> [Short exercise]:
Reproduce the listing below word for word, with no pictures.

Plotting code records
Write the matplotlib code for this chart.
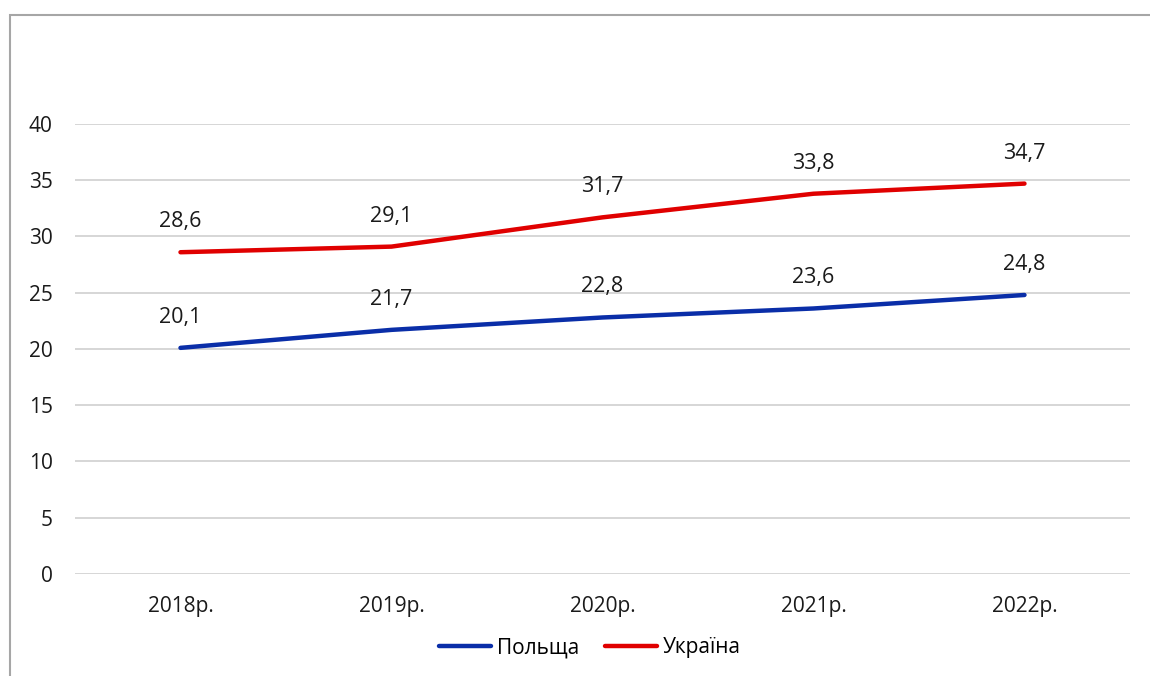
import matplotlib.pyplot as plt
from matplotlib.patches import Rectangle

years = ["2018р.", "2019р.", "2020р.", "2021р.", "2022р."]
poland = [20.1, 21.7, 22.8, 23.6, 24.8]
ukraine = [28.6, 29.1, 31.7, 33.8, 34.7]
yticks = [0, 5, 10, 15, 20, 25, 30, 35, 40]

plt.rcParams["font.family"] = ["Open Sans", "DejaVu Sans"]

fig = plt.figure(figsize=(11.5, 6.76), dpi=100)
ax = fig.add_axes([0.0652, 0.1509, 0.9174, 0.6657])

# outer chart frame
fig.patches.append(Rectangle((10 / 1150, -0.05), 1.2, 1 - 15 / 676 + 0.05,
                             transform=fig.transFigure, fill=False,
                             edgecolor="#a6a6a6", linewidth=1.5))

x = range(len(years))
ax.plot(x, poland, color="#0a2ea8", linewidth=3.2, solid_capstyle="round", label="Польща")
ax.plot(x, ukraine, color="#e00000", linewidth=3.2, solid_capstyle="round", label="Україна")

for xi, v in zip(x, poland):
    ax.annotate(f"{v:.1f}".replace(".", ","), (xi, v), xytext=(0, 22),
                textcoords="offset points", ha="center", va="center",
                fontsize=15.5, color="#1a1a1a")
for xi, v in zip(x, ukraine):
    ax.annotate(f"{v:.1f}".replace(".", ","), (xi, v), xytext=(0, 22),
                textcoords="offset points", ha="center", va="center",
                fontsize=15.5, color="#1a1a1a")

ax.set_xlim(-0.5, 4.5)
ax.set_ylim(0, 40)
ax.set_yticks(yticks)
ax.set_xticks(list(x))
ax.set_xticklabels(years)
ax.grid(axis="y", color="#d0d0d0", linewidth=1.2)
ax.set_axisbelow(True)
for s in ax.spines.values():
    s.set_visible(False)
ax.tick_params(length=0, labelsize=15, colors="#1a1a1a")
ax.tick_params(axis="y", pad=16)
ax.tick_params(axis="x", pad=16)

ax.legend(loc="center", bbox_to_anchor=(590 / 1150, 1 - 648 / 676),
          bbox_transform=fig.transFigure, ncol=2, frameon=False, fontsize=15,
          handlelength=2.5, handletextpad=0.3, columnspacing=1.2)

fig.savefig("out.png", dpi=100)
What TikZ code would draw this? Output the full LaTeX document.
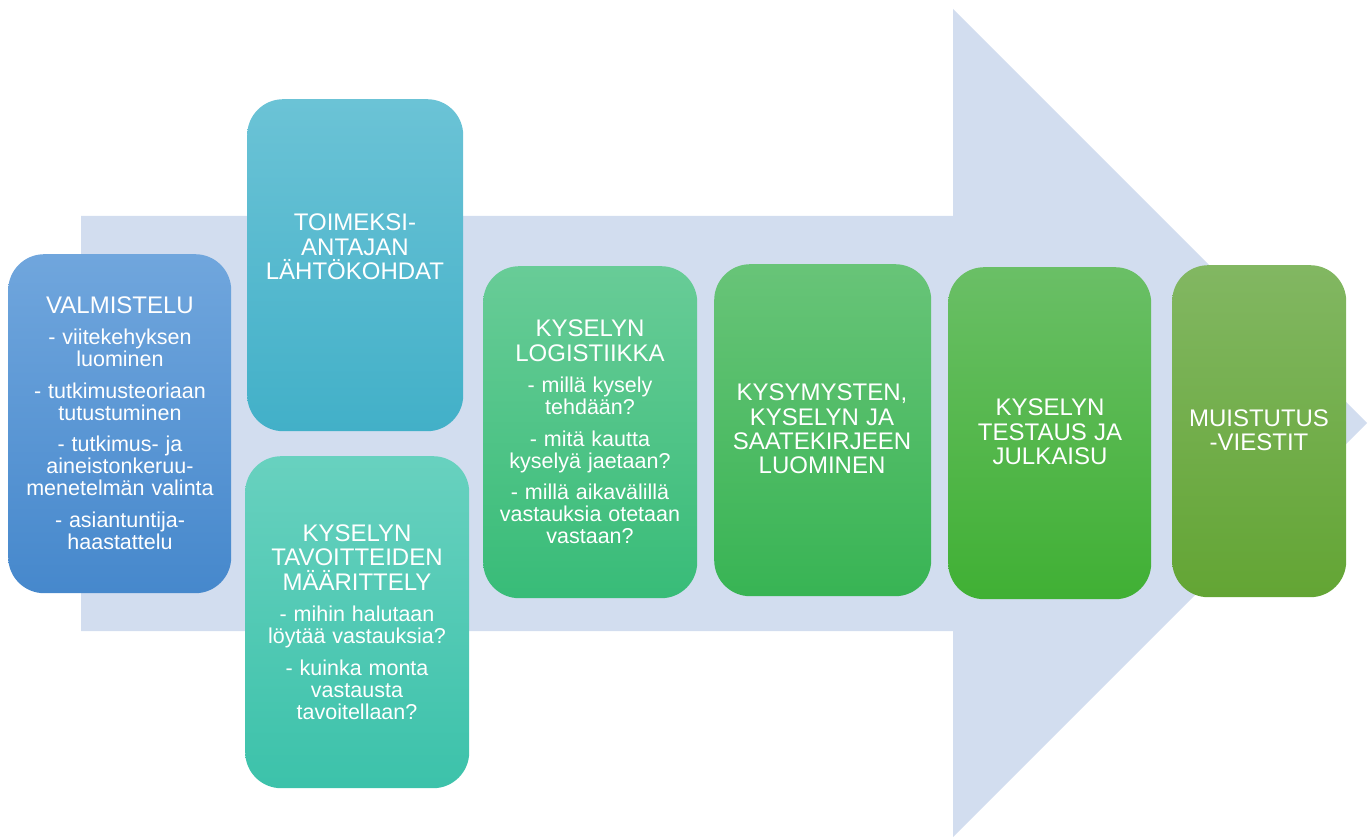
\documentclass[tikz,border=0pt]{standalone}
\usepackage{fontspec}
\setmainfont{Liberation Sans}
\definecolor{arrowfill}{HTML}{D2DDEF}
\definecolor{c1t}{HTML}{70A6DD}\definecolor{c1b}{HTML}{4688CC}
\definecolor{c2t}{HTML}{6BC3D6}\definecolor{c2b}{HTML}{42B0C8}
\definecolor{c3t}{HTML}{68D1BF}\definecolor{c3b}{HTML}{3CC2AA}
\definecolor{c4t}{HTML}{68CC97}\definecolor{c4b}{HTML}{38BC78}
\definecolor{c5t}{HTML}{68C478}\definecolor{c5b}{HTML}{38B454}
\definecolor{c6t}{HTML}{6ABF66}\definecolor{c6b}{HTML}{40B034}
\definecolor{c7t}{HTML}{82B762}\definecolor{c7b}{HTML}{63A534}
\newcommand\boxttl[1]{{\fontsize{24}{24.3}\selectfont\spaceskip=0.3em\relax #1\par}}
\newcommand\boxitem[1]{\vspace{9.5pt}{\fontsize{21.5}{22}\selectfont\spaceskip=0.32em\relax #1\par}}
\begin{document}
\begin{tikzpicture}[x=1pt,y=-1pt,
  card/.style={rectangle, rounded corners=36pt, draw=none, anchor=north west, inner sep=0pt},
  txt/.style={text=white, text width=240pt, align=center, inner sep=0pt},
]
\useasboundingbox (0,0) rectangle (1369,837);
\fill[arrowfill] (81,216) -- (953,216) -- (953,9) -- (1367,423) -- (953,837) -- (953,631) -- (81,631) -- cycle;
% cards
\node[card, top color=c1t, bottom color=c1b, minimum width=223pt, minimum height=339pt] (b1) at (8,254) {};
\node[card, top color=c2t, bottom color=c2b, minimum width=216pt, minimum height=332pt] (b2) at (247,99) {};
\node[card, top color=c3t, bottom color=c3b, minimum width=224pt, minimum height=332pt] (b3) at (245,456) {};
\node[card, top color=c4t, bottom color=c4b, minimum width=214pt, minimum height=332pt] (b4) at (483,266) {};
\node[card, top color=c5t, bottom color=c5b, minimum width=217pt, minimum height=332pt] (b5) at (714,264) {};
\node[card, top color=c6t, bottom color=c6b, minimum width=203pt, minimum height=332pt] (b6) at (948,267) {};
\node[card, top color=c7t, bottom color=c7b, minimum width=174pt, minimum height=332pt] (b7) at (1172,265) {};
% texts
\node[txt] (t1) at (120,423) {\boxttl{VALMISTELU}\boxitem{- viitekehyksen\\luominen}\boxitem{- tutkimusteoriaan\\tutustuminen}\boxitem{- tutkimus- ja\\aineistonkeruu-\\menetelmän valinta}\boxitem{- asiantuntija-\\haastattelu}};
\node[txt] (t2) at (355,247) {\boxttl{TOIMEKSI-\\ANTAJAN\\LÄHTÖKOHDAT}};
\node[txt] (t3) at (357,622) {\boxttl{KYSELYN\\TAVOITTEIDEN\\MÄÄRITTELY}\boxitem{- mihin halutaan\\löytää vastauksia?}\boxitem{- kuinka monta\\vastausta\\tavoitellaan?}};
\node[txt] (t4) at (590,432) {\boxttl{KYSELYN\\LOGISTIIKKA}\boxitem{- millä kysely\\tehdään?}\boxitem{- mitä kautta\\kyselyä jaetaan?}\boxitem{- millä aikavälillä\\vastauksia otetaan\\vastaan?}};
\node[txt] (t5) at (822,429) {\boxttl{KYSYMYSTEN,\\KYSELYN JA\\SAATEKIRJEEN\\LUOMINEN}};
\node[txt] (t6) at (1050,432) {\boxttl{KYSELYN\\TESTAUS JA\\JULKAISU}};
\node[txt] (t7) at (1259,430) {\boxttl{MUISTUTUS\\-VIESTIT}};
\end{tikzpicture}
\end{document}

> [The answer]:
Write the matplotlib code for this chart.
import matplotlib.pyplot as plt
from matplotlib.patches import Rectangle

years = ["2018р.", "2019р.", "2020р.", "2021р.", "2022р."]
poland = [20.1, 21.7, 22.8, 23.6, 24.8]
ukraine = [28.6, 29.1, 31.7, 33.8, 34.7]
yticks = [0, 5, 10, 15, 20, 25, 30, 35, 40]

plt.rcParams["font.family"] = ["Open Sans", "DejaVu Sans"]

fig = plt.figure(figsize=(11.5, 6.76), dpi=100)
ax = fig.add_axes([0.0652, 0.1509, 0.9174, 0.6657])

# outer chart frame
fig.patches.append(Rectangle((10 / 1150, -0.05), 1.2, 1 - 15 / 676 + 0.05,
                             transform=fig.transFigure, fill=False,
                             edgecolor="#a6a6a6", linewidth=1.5))

x = range(len(years))
ax.plot(x, poland, color="#0a2ea8", linewidth=3.2, solid_capstyle="round", label="Польща")
ax.plot(x, ukraine, color="#e00000", linewidth=3.2, solid_capstyle="round", label="Україна")

for xi, v in zip(x, poland):
    ax.annotate(f"{v:.1f}".replace(".", ","), (xi, v), xytext=(0, 22),
                textcoords="offset points", ha="center", va="center",
                fontsize=15.5, color="#1a1a1a")
for xi, v in zip(x, ukraine):
    ax.annotate(f"{v:.1f}".replace(".", ","), (xi, v), xytext=(0, 22),
                textcoords="offset points", ha="center", va="center",
                fontsize=15.5, color="#1a1a1a")

ax.set_xlim(-0.5, 4.5)
ax.set_ylim(0, 40)
ax.set_yticks(yticks)
ax.set_xticks(list(x))
ax.set_xticklabels(years)
ax.grid(axis="y", color="#d0d0d0", linewidth=1.2)
ax.set_axisbelow(True)
for s in ax.spines.values():
    s.set_visible(False)
ax.tick_params(length=0, labelsize=15, colors="#1a1a1a")
ax.tick_params(axis="y", pad=16)
ax.tick_params(axis="x", pad=16)

ax.legend(loc="center", bbox_to_anchor=(590 / 1150, 1 - 648 / 676),
          bbox_transform=fig.transFigure, ncol=2, frameon=False, fontsize=15,
          handlelength=2.5, handletextpad=0.3, columnspacing=1.2)

fig.savefig("out.png", dpi=100)
What TikZ code would draw this? Output the full LaTeX document.
\documentclass[tikz,border=0pt]{standalone}
\usepackage{fontspec}
\setmainfont{Liberation Sans}
\definecolor{arrowfill}{HTML}{D2DDEF}
\definecolor{c1t}{HTML}{70A6DD}\definecolor{c1b}{HTML}{4688CC}
\definecolor{c2t}{HTML}{6BC3D6}\definecolor{c2b}{HTML}{42B0C8}
\definecolor{c3t}{HTML}{68D1BF}\definecolor{c3b}{HTML}{3CC2AA}
\definecolor{c4t}{HTML}{68CC97}\definecolor{c4b}{HTML}{38BC78}
\definecolor{c5t}{HTML}{68C478}\definecolor{c5b}{HTML}{38B454}
\definecolor{c6t}{HTML}{6ABF66}\definecolor{c6b}{HTML}{40B034}
\definecolor{c7t}{HTML}{82B762}\definecolor{c7b}{HTML}{63A534}
\newcommand\boxttl[1]{{\fontsize{24}{24.3}\selectfont\spaceskip=0.3em\relax #1\par}}
\newcommand\boxitem[1]{\vspace{9.5pt}{\fontsize{21.5}{22}\selectfont\spaceskip=0.32em\relax #1\par}}
\begin{document}
\begin{tikzpicture}[x=1pt,y=-1pt,
  card/.style={rectangle, rounded corners=36pt, draw=none, anchor=north west, inner sep=0pt},
  txt/.style={text=white, text width=240pt, align=center, inner sep=0pt},
]
\useasboundingbox (0,0) rectangle (1369,837);
\fill[arrowfill] (81,216) -- (953,216) -- (953,9) -- (1367,423) -- (953,837) -- (953,631) -- (81,631) -- cycle;
% cards
\node[card, top color=c1t, bottom color=c1b, minimum width=223pt, minimum height=339pt] (b1) at (8,254) {};
\node[card, top color=c2t, bottom color=c2b, minimum width=216pt, minimum height=332pt] (b2) at (247,99) {};
\node[card, top color=c3t, bottom color=c3b, minimum width=224pt, minimum height=332pt] (b3) at (245,456) {};
\node[card, top color=c4t, bottom color=c4b, minimum width=214pt, minimum height=332pt] (b4) at (483,266) {};
\node[card, top color=c5t, bottom color=c5b, minimum width=217pt, minimum height=332pt] (b5) at (714,264) {};
\node[card, top color=c6t, bottom color=c6b, minimum width=203pt, minimum height=332pt] (b6) at (948,267) {};
\node[card, top color=c7t, bottom color=c7b, minimum width=174pt, minimum height=332pt] (b7) at (1172,265) {};
% texts
\node[txt] (t1) at (120,423) {\boxttl{VALMISTELU}\boxitem{- viitekehyksen\\luominen}\boxitem{- tutkimusteoriaan\\tutustuminen}\boxitem{- tutkimus- ja\\aineistonkeruu-\\menetelmän valinta}\boxitem{- asiantuntija-\\haastattelu}};
\node[txt] (t2) at (355,247) {\boxttl{TOIMEKSI-\\ANTAJAN\\LÄHTÖKOHDAT}};
\node[txt] (t3) at (357,622) {\boxttl{KYSELYN\\TAVOITTEIDEN\\MÄÄRITTELY}\boxitem{- mihin halutaan\\löytää vastauksia?}\boxitem{- kuinka monta\\vastausta\\tavoitellaan?}};
\node[txt] (t4) at (590,432) {\boxttl{KYSELYN\\LOGISTIIKKA}\boxitem{- millä kysely\\tehdään?}\boxitem{- mitä kautta\\kyselyä jaetaan?}\boxitem{- millä aikavälillä\\vastauksia otetaan\\vastaan?}};
\node[txt] (t5) at (822,429) {\boxttl{KYSYMYSTEN,\\KYSELYN JA\\SAATEKIRJEEN\\LUOMINEN}};
\node[txt] (t6) at (1050,432) {\boxttl{KYSELYN\\TESTAUS JA\\JULKAISU}};
\node[txt] (t7) at (1259,430) {\boxttl{MUISTUTUS\\-VIESTIT}};
\end{tikzpicture}
\end{document}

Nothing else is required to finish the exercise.